# Text Cleaning and Preprocessing

### Import Modules

In [11]:
import pandas as pd
import numpy as np
from pprint import pprint

import re
import pickle
import requests

from sklearn import utils
from sklearn.feature_extraction.text import ENGLISH_STOP_WORDS

from bs4 import BeautifulSoup
from nltk.tokenize import WordPunctTokenizer

import warnings
warnings.filterwarnings('ignore')

np.random.seed(42)

### Read Data into Pandas Table

Data source: https://www.kaggle.com/utathya/imdb-review-dataset



In [12]:
df = pd.read_csv('../Data/imdb_master.csv', encoding = "ISO-8859-1")
df.drop(columns='Unnamed: 0', axis=1, inplace=True)

df.head()

Unnamed: 0,type,review,label,file
0,test,Once again Mr. Costner has dragged out a movie...,neg,0_2.txt
1,test,This is an example of why the majority of acti...,neg,10000_4.txt
2,test,"First of all I hate those moronic rappers, who...",neg,10001_1.txt
3,test,Not even the Beatles could write songs everyon...,neg,10002_3.txt
4,test,Brass pictures (movies is not a fitting word f...,neg,10003_3.txt


### Create Train Table

I will filter the dataframe so that I am only working with the train data and reset index.

In [13]:
df_train = df[df['type'] == 'train']
df_train.reset_index(inplace=True)
df_train.drop(columns=['index'], inplace=True)
df_train.head()

Unnamed: 0,type,review,label,file
0,train,Story of a man who has unnatural feelings for ...,neg,0_3.txt
1,train,Airport '77 starts as a brand new luxury 747 p...,neg,10000_4.txt
2,train,This film lacked something I couldn't put my f...,neg,10001_4.txt
3,train,"Sorry everyone,,, I know this is supposed to b...",neg,10002_1.txt
4,train,When I was little my parents took me along to ...,neg,10003_1.txt


### Check for Datatype, Unique Values and Nulls

In [14]:
def dfcheck(data):
    df_check = pd.DataFrame()
    df_check['columns'] = data.columns.tolist()
    df_check['datatype'] = data.dtypes.tolist()
    df_check['count'] = data.count().tolist()
    df_check['unique'] = [len(data[c].unique()) for c in data]
    #list null counts per column
    df_check['nulls'] = data.isnull().sum().tolist()
    df_check = df_check.drop('count',axis=1)
   
    return df_check

dfcheck(df_train)

Unnamed: 0,columns,datatype,unique,nulls
0,type,object,1,0
1,review,object,74057,0
2,label,object,3,0
3,file,object,75000,0


### Drop Rows with 'Unsup' in label column

There are 50000 reviews with no sentiment label. I will drop these.

In [15]:
df_train = df_train[df_train['label'] != 'unsup']

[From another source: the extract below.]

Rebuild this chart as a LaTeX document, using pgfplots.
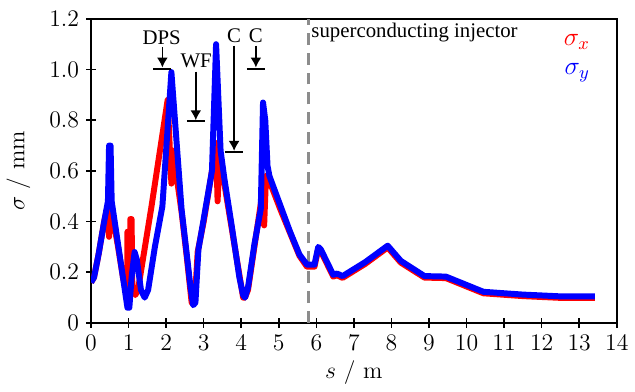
\RequirePackage{fix-cm}
\documentclass[border=0pt]{standalone}
\usepackage{fontspec}
\newfontfamily\timesfont{Liberation Serif}
\usepackage{pgfplots}
\pgfplotsset{compat=1.18}
\usetikzlibrary{arrows.meta}

\begin{document}
\begin{tikzpicture}
\begin{axis}[
  scale only axis, width=264.5bp, height=153bp,
  xmin=0, xmax=14, ymin=0, ymax=1.2,
  xtick={0,1,2,3,4,5,6,7,8,9,10,11,12,13,14},
  ytick={0,0.2,0.4,0.6,0.8,1.0,1.2},
  yticklabels={$0$,$0.2$,$0.4$,$0.6$,$0.8$,$1.0$,$1.2$},
  xtick pos=bottom, ytick pos=left,
  tick align=center, major tick length=5bp,
  axis line style={line width=1bp},
  every tick/.style={line width=0.8bp, black},
  tick label style={font=\fontsize{12}{14}\selectfont},
  label style={font=\fontsize{12}{14}\selectfont},
  xlabel={$s$ / m}, ylabel={$\sigma$ / mm},
  xlabel style={at={(axis description cs:0.5,-0.163)}, anchor=center},
  ylabel style={at={(axis description cs:-0.138,0.5)}, anchor=center},
]
\draw[gray!90, line width=1.5bp, dash pattern=on 6bp off 4bp] (axis cs:5.8,0) -- (axis cs:5.8,1.2);

\addplot[red, line width=3bp, line join=round] coordinates {
(0.00,0.16) (0.08,0.18) (0.20,0.27) (0.35,0.40) (0.44,0.46) (0.48,0.34) (0.53,0.44) (0.58,0.42)
(0.72,0.30) (0.85,0.18) (0.94,0.12) (0.965,0.12) (0.97,0.36) (0.99,0.36) (1.01,0.14) (1.04,0.14)
(1.045,0.41) (1.08,0.41) (1.10,0.14) (1.18,0.11) (1.25,0.13) (1.61,0.46) (2.04,0.88) (2.14,0.55)
(2.18,0.68) (2.41,0.44) (2.55,0.26) (2.68,0.08) (2.76,0.08) (2.84,0.28) (3.00,0.40) (3.20,0.58)
(3.33,0.71) (3.37,0.48) (3.41,0.62) (3.45,0.66) (3.55,0.55) (4.05,0.10) (4.10,0.10) (4.18,0.13)
(4.35,0.30) (4.55,0.50) (4.61,0.385) (4.66,0.58) (4.75,0.56) (5.05,0.445) (5.30,0.355) (5.55,0.265)
(5.75,0.222) (5.95,0.222) (6.05,0.292) (6.12,0.283) (6.45,0.183) (6.55,0.188) (6.70,0.178)
(7.30,0.233) (7.90,0.298) (8.25,0.238) (8.88,0.179) (9.45,0.177) (10.0,0.144) (10.45,0.117)
(11.5,0.106) (12.5,0.099) (13.42,0.099)
};
\addplot[blue, line width=3bp, line join=round] coordinates {
(0.00,0.16) (0.08,0.18) (0.20,0.27) (0.35,0.40) (0.45,0.48) (0.48,0.70) (0.52,0.70) (0.55,0.48)
(0.70,0.33) (0.85,0.18) (0.97,0.06) (1.02,0.06) (1.08,0.18) (1.16,0.28) (1.22,0.25) (1.33,0.13)
(1.43,0.10) (1.52,0.13) (1.70,0.30) (1.90,0.46) (2.14,0.99) (2.41,0.45) (2.55,0.27) (2.65,0.14)
(2.72,0.07) (2.78,0.08) (2.86,0.29) (3.00,0.41) (3.22,0.60) (3.33,1.10) (3.45,0.68) (3.55,0.57)
(3.75,0.38) (3.95,0.18) (4.05,0.11) (4.10,0.10) (4.18,0.14) (4.35,0.31) (4.52,0.45) (4.58,0.87)
(4.64,0.80) (4.70,0.62) (4.75,0.58) (5.05,0.46) (5.30,0.36) (5.55,0.27) (5.75,0.23) (5.95,0.23)
(6.05,0.30) (6.12,0.29) (6.45,0.19) (6.55,0.195) (6.70,0.185) (7.30,0.24) (7.90,0.305) (8.25,0.245)
(8.88,0.185) (9.45,0.183) (10.0,0.15) (10.45,0.123) (11.5,0.112) (12.5,0.105) (13.42,0.105)
};

% annotations
\node[font=\timesfont\fontsize{10.5}{12}\selectfont, anchor=base] at (axis cs:1.88,1.098) {DPS};
\draw[line width=0.8bp, -{Latex[length=5bp,width=5.5bp]}] (axis cs:1.90,1.088) -- (axis cs:1.90,1.008);
\draw[line width=1bp] ([xshift=-4.5bp]axis cs:1.90,1.004) -- ([xshift=4.5bp]axis cs:1.90,1.004);

\node[font=\timesfont\fontsize{10.5}{12}\selectfont, anchor=base] at (axis cs:2.80,1.008) {WF};
\draw[line width=0.8bp, -{Latex[length=5bp,width=5.5bp]}] (axis cs:2.79,0.992) -- (axis cs:2.79,0.800);
\draw[line width=1bp] ([xshift=-4.5bp]axis cs:2.79,0.796) -- ([xshift=4.5bp]axis cs:2.79,0.796);

\node[font=\timesfont\fontsize{10.5}{12}\selectfont, anchor=base] at (axis cs:3.81,1.106) {C};
\draw[line width=0.8bp, -{Latex[length=5bp,width=5.5bp]}] (axis cs:3.81,1.094) -- (axis cs:3.81,0.679);
\draw[line width=1bp] ([xshift=-4.5bp]axis cs:3.81,0.675) -- ([xshift=4.5bp]axis cs:3.81,0.675);

\node[font=\timesfont\fontsize{10.5}{12}\selectfont, anchor=base] at (axis cs:4.39,1.106) {C};
\draw[line width=0.8bp, -{Latex[length=5bp,width=5.5bp]}] (axis cs:4.39,1.094) -- (axis cs:4.39,1.008);
\draw[line width=1bp] ([xshift=-4.5bp]axis cs:4.39,1.004) -- ([xshift=4.5bp]axis cs:4.39,1.004);

\node[font=\timesfont\fontsize{10.5}{12}\selectfont, anchor=base west, inner sep=0pt] at (axis cs:5.86,1.125) {superconducting injector};

\node[font=\fontsize{13}{15}\selectfont, anchor=east, text=red] at (rel axis cs:0.962,0.925) {$\sigma_x$};
\node[font=\fontsize{13}{15}\selectfont, anchor=east, text=blue] at (rel axis cs:0.962,0.824) {$\sigma_y$};

\coordinate (bl) at (rel axis cs:-0.172,-0.209);
\coordinate (tr) at (rel axis cs:1.028,1.062);
\end{axis}
\path (bl) rectangle (tr);
\end{tikzpicture}
\end{document}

df_train['label'].value_counts()

pos    12500
neg    12500
Name: label, dtype: int64

### Data Dictionary

In [16]:
data_dict = {
    'label':{
        'type':df_train['label'].dtype,
        'description':'sentiment class - pos = positive, neg = negative'
    },
    'review':{
        'type':df_train['review'].dtype, 
        'description':'movie review',
        'unique': f'{len(df_train.review.unique())} unique values'
        
    },
    'dataset_shape':{ 
        df_train.shape
    }}

pprint(data_dict)

{'dataset_shape': {(25000, 4)},
 'label': {'description': 'sentiment class - pos = positive, neg = negative',
           'type': dtype('O')},
 'review': {'description': 'movie review',
            'type': dtype('O'),
            'unique': '24904 unique values'}}


There are 48 pairs of reviews that are duplicates.  I will drop one review from each of these pairs.

In [17]:
df_train.drop_duplicates('review', inplace=True)

In [18]:
df_train.shape

(24904, 4)

# Text Preprocessing

### Cleaning Text

*(will be used for tweets)*

This function does the following:
- decodes HTML to general text with beautiful soup (will be useful for tweets)
- remove the @ symbol
- removes any URL links
- removes the # symbol
- makes all the review text lower case
- Ensures that the t's in negation words are not erased
- Removes any numbers and special characters
- Eliminates all emojis

In [19]:
tok = WordPunctTokenizer()

negations_dict = {"isn't":"is not", "aren't":"are not", "wasn't":"was not", "weren't":"were not",
                "haven't":"have not","hasn't":"has not","hadn't":"had not","won't":"will not",
                "wouldn't":"would not", "don't":"do not", "doesn't":"does not","didn't":"did not",
                "can't":"can not","couldn't":"could not","shouldn't":"should not","mightn't":"might not",
                "mustn't":"must not"}
neg_pattern = re.compile(r'\b(' + '|'.join(negations_dict.keys()) + r')\b')
emoji_pattern = re.compile("["
        u"\U0001F600-\U0001F64F"  # emoticons
        u"\U0001F300-\U0001F5FF"  # symbols & pictographs
        u"\U0001F680-\U0001F6FF"  # transport & map symbols
        u"\U0001F1E0-\U0001F1FF"  # flags (iOS)
                           "]+", flags=re.UNICODE)

def review_cleaner(text):
    soup = BeautifulSoup(text, 'lxml')
    souped = soup.get_text()
    stripped  = re.sub(r'@[A-Za-z0-9_]+', '', souped)
    stripped = re.sub(r'https?://[^ ]+', '', stripped)
    stripped = re.sub(r'www.[^ ]+', '', stripped)
    lower_case = text.lower()
    neg_dict = neg_pattern.sub(lambda x: negations_dict[x.group()], lower_case)
    letters_only = re.sub('[^a-zA-Z]', " ", neg_dict)
    no_emoji = re.sub(emoji_pattern, '', letters_only)
    words = [x for x  in tok.tokenize(letters_only) if len(x) > 1]
    return (" ".join(words)).strip()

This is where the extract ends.